Wednesday, September 14, 2005

Once upon a time Brigade Road wasn't a stream of honking horns

An armchair walk

The Hindu

Once upon a time Brigade Road wasn't a stream of honking horns...


Listen up, ladies and gentlemen, boys and girls, tourists, new arrivals to the city. Let me take you on a little heritage walk. You know about heritage walks, don't you? The leader takes his followers on foot to historic sites in specific areas of the city such as City Market or Basavanagudi or M.G. Road, and you are pumped full of anecdotes about Tipu's Armoury, Churchill's house or the Kadalekai Parishe.

Allow me to be your armchair guide and take you on a heritage walk down Brigade Road. A walk that takes you back 20 years, not 200. That tells you about shops and restaurants, not palaces and temples. Who says history always has to be centuries old? "Ancient" is a relative term. Memories are getting shorter than ever. Youngsters who say "way back in 1998" or refer to 10-year-old songs as "classics" would find my description of Brigade Road circa 1982 positively Stone Age.

Mind you, the history I recount will be highly subjective and not necessarily comprehensive. The amazing facts I dish out will not help you win a quiz contest. They'll resemble the thoroughly useless information you get in emails that begin "Did you know... " and continue "that the acid content of an ant's urine is 236 times that of a ladybird's?" But I can promise you a unique narrative. For example, no tourist would get to hear how the guide once walked down Brigade Road with her fly open until a salesgirl quietly drew her attention to it.

Let's begin at Yoosuf Sait's Corner. Don't know where that is? Shame on you. Find out, and hurry up and join the rest. Imagine there's no stream of honking cars and you're walking in the middle of the road. On your right was a watch repair shop that was christened Metro when the city was still a town. Facing it, on your left, you'll find another that has managed to survive, the only difference being that in those days you would find an old man peering through a magnifying glass fitted into his eye socket as he delicately adjusted the mechanism of watches that needed winding. Next to it was a stationery shop named Spinker because the owner, Govindarajulu, wanted to give the Brits an easier name to pronounce. It was one of the few that sold letter pads of onionskin paper, lightweight and therefore used primarily for airmail so one could save on postage. It also had beautifully maintained 19th Century printing machines for printing letterheads, wedding invitations and so on. Beside this shop was a pharmacy, West End, and a furniture shop that I shall never forget because when I wrote a feature on it, I killed off one of the owners who was very much alive and he wrote a stiff letter to my editor. Come on, the man had a traffic circle named after him, what was I supposed to think?

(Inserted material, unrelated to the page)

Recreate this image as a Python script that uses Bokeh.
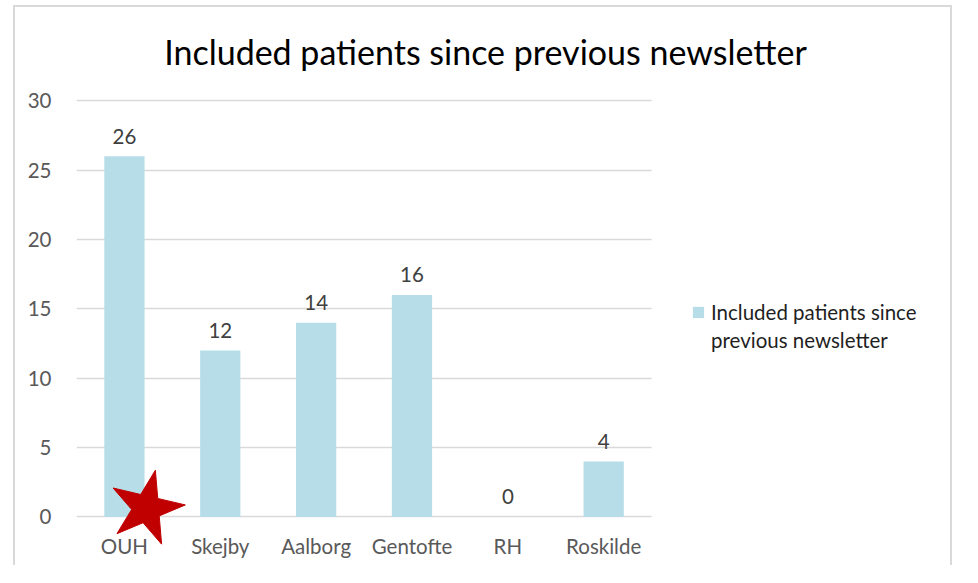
from bokeh.plotting import figure
from bokeh.models import (ColumnDataSource, FixedTicker, Legend, LegendItem,
                          Label, BoxAnnotation, Range1d)
from bokeh.transform import dodge
from bokeh.core.properties import value
from bokeh.embed import file_html
from bokeh.resources import INLINE

categories = ["OUH", "Skejby", "Aalborg", "Gentofte", "RH", "Roskilde"]
patients = [26, 12, 14, 16, 0, 4]
y_ticks = [0, 5, 10, 15, 20, 25, 30]
title_text = "Included patients since previous newsletter"
legend_lines = ["Included patients since", "previous newsletter"]
star_category = ["OUH"]
star_level = [0.63]

FONT = "Lato"
BAR = "#B7DEE8"
N = len(categories)
pos = list(range(N))

src = ColumnDataSource(dict(x=pos, cat=categories, val=patients,
                            lab=[str(v) for v in patients],
                            zero=[0] * N))

# frame spans the whole chart box; plot area = categories, legend area to the right
p = figure(x_range=Range1d(-0.5, N - 0.5 + 3.16), y_range=Range1d(-3.5, 36.72),
           width=939, height=560, output_backend="svg", toolbar_location=None,
           min_border_left=61, min_border_right=0, min_border_top=0,
           min_border_bottom=2)
p.styles = {"margin-left": "13px", "margin-top": "5px",
            "border": "2px solid #D9D9D9", "border-bottom": "none"}
p.outline_line_color = None
p.background_fill_color = "white"
p.border_fill_color = "white"

bars = p.vbar(x="x", top="val", bottom=0, width=0.42, source=src,
              fill_color=BAR, line_color=None)
dummy = p.vbar(x=[], top=[], width=0.42, fill_alpha=0, line_alpha=0)

# value labels
p.text(x="x", y="val", text="lab", source=src, text_align="center",
       text_baseline="alphabetic", y_offset=-20, text_font=value(FONT),
       text_font_size="20.5px", text_color="#404040")

# category labels
p.text(x="x", y="zero", text="cat", source=src, text_align="center",
       text_baseline="alphabetic", y_offset=29, text_font=value(FONT),
       text_font_size="20.5px", text_color="#595959")

# red star annotation
star_idx = [categories.index(c) for c in star_category]
star_src = ColumnDataSource(dict(x=star_idx, y=star_level))
p.scatter(x=dodge("x", 0.23), y="y", source=star_src,
          marker="star", size=78, angle=-0.23, fill_color="#C00000",
          line_color="#C00000")

p.xaxis.visible = False
p.yaxis.ticker = FixedTicker(ticks=y_ticks)
p.yaxis.axis_line_color = None
p.yaxis.major_tick_line_color = None
p.yaxis.minor_tick_line_color = None
p.yaxis.major_label_standoff = 19
p.yaxis.major_label_text_font = FONT
p.yaxis.major_label_text_font_size = "20.5px"
p.yaxis.major_label_text_color = "#595959"

p.xgrid.visible = False
p.ygrid.ticker = FixedTicker(ticks=y_ticks)
p.ygrid.grid_line_color = "#D9D9D9"
p.ygrid.grid_line_width = 1.4

# keep gridlines inside the category area only
p.add_layout(BoxAnnotation(left=N - 0.5, fill_color="white", fill_alpha=1,
                           line_color=None, level="underlay"))

p.add_layout(Label(x=409, y=514, x_units="screen", y_units="screen",
                   text=title_text, text_align="center",
                   text_baseline="middle", text_font=FONT,
                   text_font_size="34px", text_color="#000000"))

legend = Legend(items=[LegendItem(label=legend_lines[0], renderers=[bars]),
                       LegendItem(label=legend_lines[1], renderers=[dummy])],
                location=(615, 213), margin=0, padding=0, spacing=3,
                glyph_width=14, glyph_height=14, label_standoff=6,
                label_height=25,
                label_text_font=FONT, label_text_font_size="20.5px",
                label_text_color="#1F1F1F", border_line_color=None,
                background_fill_alpha=0)
p.add_layout(legend)

open("out.html", "w").write(file_html(p, INLINE))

Back to the right side of the road, now. See that Keralan restaurant named after a rare jewel? It survived while many shops around it were demolished, including Tarapore's which sold greeting cards and magazines, HMV which sold LPs, and Rice Bowl, a Chinese restaurant run by Tibetans. It was to Rice Bowl's gloomy interiors that those with lean purses flocked, while Continental opposite it, with its cubicles and wooden décor, was meant for fancy dining.

Eyes left. Forward, march. The star attraction of Curzon Complex was a discotheque called Knock Out. It had ropes around the dance floor like in a boxing ring, and a punching bag behind the bar. On Saturdays, swarms of college-goers would climb the narrow staircase that now leads to a music store. Entry: singles Rs. 15, couples Rs. 25. Inside, strobes, lasers, strip lighting, lurex shirts and pedal-pushers. Limbs moved spasmodically as the deejay spun his magic. Autos waited outside past midnight to take revellers home.

Eyes right. Ashoka Electricals has vanished and so has Brigade Road Post Office, the last to go. You could buy expensive handmade footwear from the Chinese shoemaker at the corner of Rest House Crescent Road, and gawk at the guitars and saxophones in the show window of Premson's. Further ahead was Geetha Exports, which sold the dirt-cheap export rejects that were my staple wear. Bosco's was a cabaret joint I once went to with a couple of male friends, where middle-aged women in skimpy underwear danced boredly in front of stony-faced men. Ramchand, a man of few words, used to sit in a cubbyhole in front of a tower of secondhand books. And Punjabi's, where you'd get hearty khana at rock-bottom prices, was run by bewhiskered Sharma who had a limp and a military air.

On the left was the idli-vada restaurant Ranganatha Café, formerly Hotel Breeze, where you could sit in the quadrangle or in the long, covered veranda that skirted it. In a plot on the right, Snaize coffin-makers happily co-existed with a steak house and cheap lodging for foreign backpackers. Gone is the gas agency next to Rex and the pharmacy at the end of the road. Opera is but a name, a shadow of its former self.

Franchises selling branded products dominate Brigade Road today. Family-owned businesses, which gave the road its character, have all been driven away.